** START **

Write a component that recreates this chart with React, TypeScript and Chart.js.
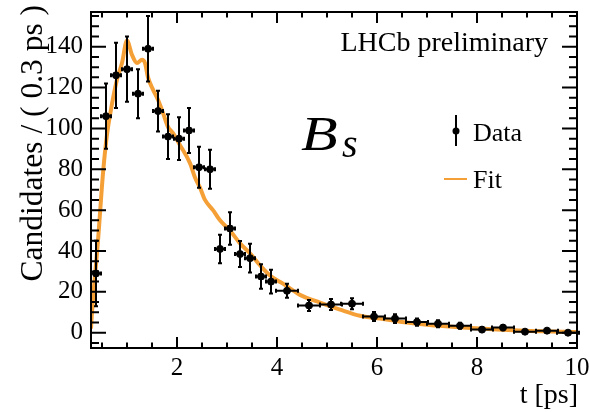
import { useEffect, useRef } from "react";
import { Chart, registerables } from "chart.js";

Chart.register(...registerables);

// ---- data ----
const binCenters = [
  0.38, 0.58, 0.78, 1.0, 1.22, 1.42, 1.62, 1.82, 2.04, 2.24, 2.44, 2.66, 2.86, 3.06, 3.26, 3.46, 3.68, 3.88,
  4.2, 4.64, 5.08, 5.5, 5.94, 6.36, 6.8, 7.22, 7.66, 8.1, 8.52, 8.96, 9.4, 9.82,
];
const binHalfWidths = [
  0.1, 0.1, 0.1, 0.1, 0.1, 0.1, 0.1, 0.1, 0.1, 0.1, 0.1, 0.1, 0.1, 0.1, 0.1, 0.1, 0.1, 0.1,
  0.22, 0.22, 0.22, 0.22, 0.22, 0.22, 0.22, 0.22, 0.22, 0.22, 0.22, 0.22, 0.22, 0.22,
];
const counts = [
  29, 106, 126, 129, 117, 139, 108.5, 96, 95, 99, 81, 80, 41, 51, 38.5, 36.5, 27.5, 25,
  20.5, 13.3, 13.8, 14.2, 7.9, 6.9, 5.2, 4.4, 3.4, 1.5, 2.5, 0.5, 1, 0,
];
const countErrors = [
  16, 16, 16, 16, 12, 16, 10, 11, 10.5, 11, 10, 9.5, 7, 8, 6.4, 7, 6, 5.8,
  3.4, 2.7, 2.7, 2.7, 2.2, 2.1, 1.8, 1.7, 1.5, 1.2, 1.3, 0.8, 0.9, 0.7,
];
const fitTimes = [
  0.28, 0.3, 0.42, 0.52, 0.6, 0.7, 0.8, 0.9, 1.0, 1.1, 1.2, 1.3, 1.36, 1.42, 1.52, 1.62, 1.72, 1.82, 1.92,
  2.06, 2.26, 2.36, 2.46, 2.56, 2.72, 2.86, 3.06, 3.26, 3.46, 3.66, 3.86, 4.12, 4.46, 4.86, 5.26, 5.66,
  6.06, 6.46, 7.0, 7.72, 8.4, 9.06, 9.72, 10.0,
];
const fitValues = [
  2, 10, 45, 78, 97, 112, 124, 132, 143, 136, 132, 133.6, 132, 125, 119, 114, 107.6, 100.7, 97.7,
  91.8, 83, 76, 71, 65, 60, 55, 50, 43.7, 38.8, 33, 28, 24, 18.5, 14.7, 11.3, 8.3,
  6.9, 5.4, 3.9, 2.5, 1.5, 0.8, 0.4, 0.3,
];
const xTickLabels = [2, 4, 6, 8, 10];
const yTickLabels = [0, 20, 40, 60, 80, 100, 120, 140];
const xRange = [0.28, 10];
const yRange = [-7.5, 157];

const SERIF = "'Liberation Serif', 'DejaVu Serif', serif";
const ORANGE = "#f5a037";

const hepPlugin = {
  id: "hepDecor",
  afterDatasetsDraw(chart: any) {
    const { ctx, scales } = chart;
    const x = scales.x;
    const y = scales.y;
    ctx.save();
    ctx.strokeStyle = "#000";
    ctx.lineWidth = 2;
    for (let i = 0; i < binCenters.length; i++) {
      const cx = x.getPixelForValue(binCenters[i]);
      const cy = y.getPixelForValue(counts[i]);
      const y0 = y.getPixelForValue(counts[i] - countErrors[i]);
      const y1 = y.getPixelForValue(counts[i] + countErrors[i]);
      const x0 = x.getPixelForValue(binCenters[i] - binHalfWidths[i]);
      const x1 = x.getPixelForValue(binCenters[i] + binHalfWidths[i]);
      ctx.beginPath();
      ctx.moveTo(cx, y0);
      ctx.lineTo(cx, y1);
      ctx.moveTo(cx - 2, y0);
      ctx.lineTo(cx + 2, y0);
      ctx.moveTo(cx - 2, y1);
      ctx.lineTo(cx + 2, y1);
      ctx.moveTo(x0, cy);
      ctx.lineTo(x1, cy);
      ctx.moveTo(x0, cy - 2);
      ctx.lineTo(x0, cy + 2);
      ctx.moveTo(x1, cy - 2);
      ctx.lineTo(x1, cy + 2);
      ctx.stroke();
    }
    ctx.restore();
  },
  afterDraw(chart: any) {
    const { ctx, chartArea: a, scales } = chart;
    const x = scales.x;
    const y = scales.y;
    ctx.save();
    ctx.strokeStyle = "#000";
    ctx.lineWidth = 2;
    ctx.strokeRect(a.left, a.top, a.right - a.left, a.bottom - a.top);
    ctx.beginPath();
    for (let k = 0; k <= 20; k++) {
      const v = k * 0.5;
      if (v < x.min || v > x.max) continue;
      const px = x.getPixelForValue(v);
      const len = k % 4 === 0 ? 11 : 5.5;
      ctx.moveTo(px, a.bottom);
      ctx.lineTo(px, a.bottom - len);
      ctx.moveTo(px, a.top);
      ctx.lineTo(px, a.top + len);
    }
    for (let k = -1; k <= 31; k++) {
      const v = k * 5;
      if (v < y.min || v > y.max) continue;
      const py = y.getPixelForValue(v);
      const len = k % 4 === 0 ? 15 : 8;
      ctx.moveTo(a.left, py);
      ctx.lineTo(a.left + len, py);
      ctx.moveTo(a.right, py);
      ctx.lineTo(a.right - len, py);
    }
    ctx.stroke();

    ctx.fillStyle = "#000";
    // axis titles
    ctx.font = `28px ${SERIF}`;
    ctx.textAlign = "right";
    ctx.textBaseline = "alphabetic";
    ctx.fillText("t [ps]", a.right + 1, 403);
    ctx.save();
    ctx.translate(42, 5);
    ctx.rotate(-Math.PI / 2);
    ctx.font = `31.5px ${SERIF}`;
    ctx.textAlign = "right";
    ctx.fillText("Candidates / ( 0.3 ps )", 0, 0);
    ctx.restore();

    // LHCb label
    ctx.font = `28px ${SERIF}`;
    ctx.textAlign = "right";
    ctx.fillText("LHCb preliminary", 548, 51);

    // B_s
    ctx.textAlign = "left";
    ctx.save();
    ctx.translate(301, 150);
    ctx.scale(1.25, 1);
    ctx.font = `italic 48px ${SERIF}`;
    ctx.fillText("B", 0, 0);
    ctx.restore();
    ctx.font = `italic 40px ${SERIF}`;
    ctx.fillText("s", 342, 157);

    // legend
    ctx.beginPath();
    ctx.moveTo(456, 115);
    ctx.lineTo(456, 146);
    ctx.stroke();
    ctx.beginPath();
    ctx.arc(456, 131, 3.5, 0, Math.PI * 2);
    ctx.fill();
    ctx.font = `26px ${SERIF}`;
    ctx.fillText("Data", 473, 141);
    ctx.strokeStyle = ORANGE;
    ctx.beginPath();
    ctx.moveTo(444, 179);
    ctx.lineTo(467, 179);
    ctx.stroke();
    ctx.fillText("Fit", 473, 188);
    ctx.restore();
  },
};

export default function App() {
  const ref = useRef<HTMLCanvasElement | null>(null);
  useEffect(() => {
    if (!ref.current) return;
    const chart = new Chart(ref.current, {
      type: "scatter",
      data: {
        datasets: [
          {
            label: "Data",
            data: binCenters.map((t, i) => ({ x: t, y: counts[i] })),
            backgroundColor: "#000",
            borderColor: "#000",
            pointRadius: 3.5,
            showLine: false,
            order: 0,
          },
          {
            label: "Fit",
            type: "line",
            data: fitTimes.map((t, i) => ({ x: t, y: fitValues[i] })),
            borderColor: ORANGE,
            borderWidth: 4,
            pointRadius: 0,
            fill: false,
            cubicInterpolationMode: "monotone",
            order: 1,
          } as any,
        ],
      },
      options: {
        responsive: false,
        animation: false,
        layout: { padding: { left: 0, right: 13, top: 12, bottom: 0 } },
        plugins: { legend: { display: false }, tooltip: { enabled: false } },
        scales: {
          x: {
            type: "linear",
            min: xRange[0],
            max: xRange[1],
            grid: { display: false, drawTicks: false },
            border: { display: false },
            afterBuildTicks: (s: any) => {
              s.ticks = xTickLabels.map((v) => ({ value: v }));
            },
            afterFit: (s: any) => {
              s.height = 64;
              s.paddingLeft = 0;
              s.paddingRight = 0;
            },
            ticks: {
              autoSkip: false,
              maxRotation: 0,
              padding: 5,
              color: "#000",
              font: { family: SERIF, size: 25 },
              callback: (v: any) => String(v),
            },
          },
          y: {
            type: "linear",
            min: yRange[0],
            max: yRange[1],
            grid: { display: false, drawTicks: false },
            border: { display: false },
            afterBuildTicks: (s: any) => {
              s.ticks = yTickLabels.map((v) => ({ value: v }));
            },
            afterFit: (s: any) => {
              s.width = 91;
              s.paddingTop = 0;
              s.paddingBottom = 0;
            },
            ticks: {
              autoSkip: false,
              padding: 8,
              color: "#000",
              font: { family: SERIF, size: 25 },
              callback: (v: any) => String(v),
            },
          },
        },
      },
      plugins: [hepPlugin],
    });
    return () => chart.destroy();
  }, []);
  return (
    <div style={{ position: "fixed", left: 0, top: 0, width: 590, height: 412, background: "#fff" }}>
      <canvas ref={ref} width={590} height={412} />
    </div>
  );
}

** END **

• **Job**
Return only the lines running from the top of the data to the line that holds "Chart.register(...registerables);". Include both of those lines, but skip the pictures.

• **Reply to the exercise**
Write a component that recreates this chart with React, TypeScript and Chart.js.
import { useEffect, useRef } from "react";
import { Chart, registerables } from "chart.js";

Chart.register(...registerables);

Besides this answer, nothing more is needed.